6 September 2019 | BenHarley1138
Seen at TIFF (2019)
With the lack of a trailer or really any information, I had no idea what to expect from this film, especially the tonality.
The worry I have when watching a new Canadian film is that it will be as the majority are; slow, cheap, and morbid. But, I'm thankful to say Blood Quantum is a step above the average morbid Canadian film, and it even manages to get an important and overlooked message across amidst all the blood and gore.
The performances are all around very good, and to my satisfaction felt like honest portrayals of the Indigenous peoples of Canada. And the fact that a movie like this exists, featuring a majority-Indigenous cast in a bloody, gory zombie film, is very exciting for the ever growing presence of Indigenous peoples in cinema.
This film also offered a ton of blood and gore, which starts I'd say not even 10 minutes into the film. No time is wasted getting to all of the gory fun stuff, but it doesn't forget about its characters, managing to create relationships which I became invested in. I would say I think the handling of some critical moments of emotion could have been handled with a little more power, but with that said, the tone of this film is fairly lighthearted at times despite its core message (this is not to say the film is lighthearted). And I should also add, the gore effects are all awesome. Lots of practical work done, and so much of it is very creative and inventive. I had a blast during these scenes, and there are more than enough of them.
I could go on about the minimal, but very good musical score, which builds a tension of eeriness, and at times reminds you that this is in fact an indigenous film. The cinematography is also very good for a Canadian production, with most of the lighting and blocking feeling very expensive and consistent. Some aerial shots even reminded me of the intro to Kubrick's 'The Shining' in which a camera hauntingly looms over the Torrance car.

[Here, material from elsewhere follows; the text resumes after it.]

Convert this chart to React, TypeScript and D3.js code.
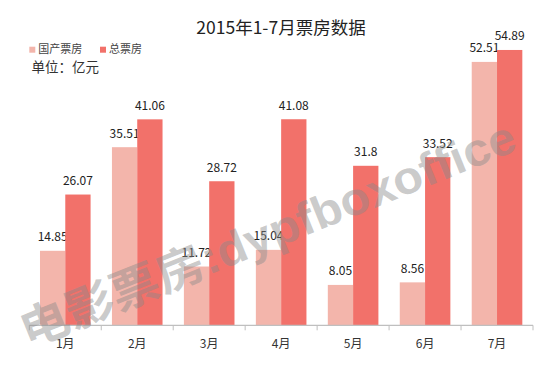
import React from 'react'
import * as d3 from 'd3'

const months = ['1月', '2月', '3月', '4月', '5月', '6月', '7月']
const domestic = [14.85, 35.51, 11.72, 15.04, 8.05, 8.56, 52.51]
const total = [26.07, 41.06, 28.72, 41.08, 31.8, 33.52, 54.89]
const seriesNames = ['国产票房', '总票房']
const colors = ['#F3B5AB', '#F2716A']

const W = 538, H = 368
const font = '"Noto Sans CJK SC", "Noto Sans", sans-serif'

export default function App() {
  // plot area
  const left = 29.3, right = 533, base = 325.3
  const x = d3.scaleBand().domain(months).range([left, right]).paddingInner(0).paddingOuter(0)
  const y = d3.scaleLinear().domain([0, 60]).range([base, base - 60 * 5.016])
  const barW = 25.3

  const series = [domestic, total]

  return (
    <svg width={W} height={H} style={{ position: 'absolute', left: 0, top: 0, background: '#fff' }} fontFamily={font}>
      <rect width={W} height={H} fill="#fff" />
      {/* title */}
      <text x={281} y={34} textAnchor="middle" fontSize={17.5} fill="#222">2015年1-7月票房数据</text>

      {/* legend */}
      {seriesNames.map((n, i) => (
        <g key={n} transform={`translate(${29.3 + i * 70.7},46.7)`}>
          <rect width={6} height={6} fill={colors[i]} />
          <text x={9} y={6.5} fontSize={11} fill="#444">{n}</text>
        </g>
      ))}
      <text x={31.5} y={72} fontSize={13.5} fill="#333">单位：亿元</text>

      {/* bars */}
      {series.map((vals, si) => (
        <g key={si}>
          {vals.map((v, i) => {
            const cx = x(months[i])! + x.bandwidth() / 2
            const bx = si === 0 ? cx - barW : cx
            return (
              <g key={i}>
                <rect x={bx} y={y(v)} width={barW} height={base - y(v)} fill={colors[si]} />
                <text x={bx + barW / 2} y={y(v) - 9.5} textAnchor="middle" fontSize={12} fill="#222">{v}</text>
              </g>
            )
          })}
        </g>
      ))}

      {/* x axis */}
      <line x1={left} x2={right} y1={base} y2={base} stroke="#bfbfbf" strokeWidth={1.2} />
      {d3.range(months.length + 1).map(i => {
        const tx = left + i * x.step()
        return <line key={i} x1={tx} x2={tx} y1={base} y2={base + 5} stroke="#bfbfbf" />
      })}
      {months.map(m => (
        <text key={m} x={x(m)! + x.bandwidth() / 2} y={348} textAnchor="middle" fontSize={12} fill="#333">{m}</text>
      ))}

      {/* watermark */}
      <text transform="translate(28,348) rotate(-22)" fontSize={46} fontWeight="bold"
        fill="#8a8a8a" fillOpacity={0.45} textLength={530} lengthAdjust="spacingAndGlyphs"
        fontFamily='"Liberation Sans", "Noto Sans CJK SC", sans-serif'>电影票房:dypfboxoffice</text>
    </svg>
  )
}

I enjoyed this film, and it offers a lot of quality effects, passion, and entertainment to be had. Not to mention it manages to leave us with an important, optimistic look towards the future relationship between the Indigenous peoples of Canada and the non-indigenous (English) peoples of Canada, a message that needs to be in the minds of every Canadian today and so forth.
If you get the chance to see this film, do see it, and pay for a ticket if you have the option, because there's no telling how much box office success a film like this will attain, and it deserves more than it may very well get.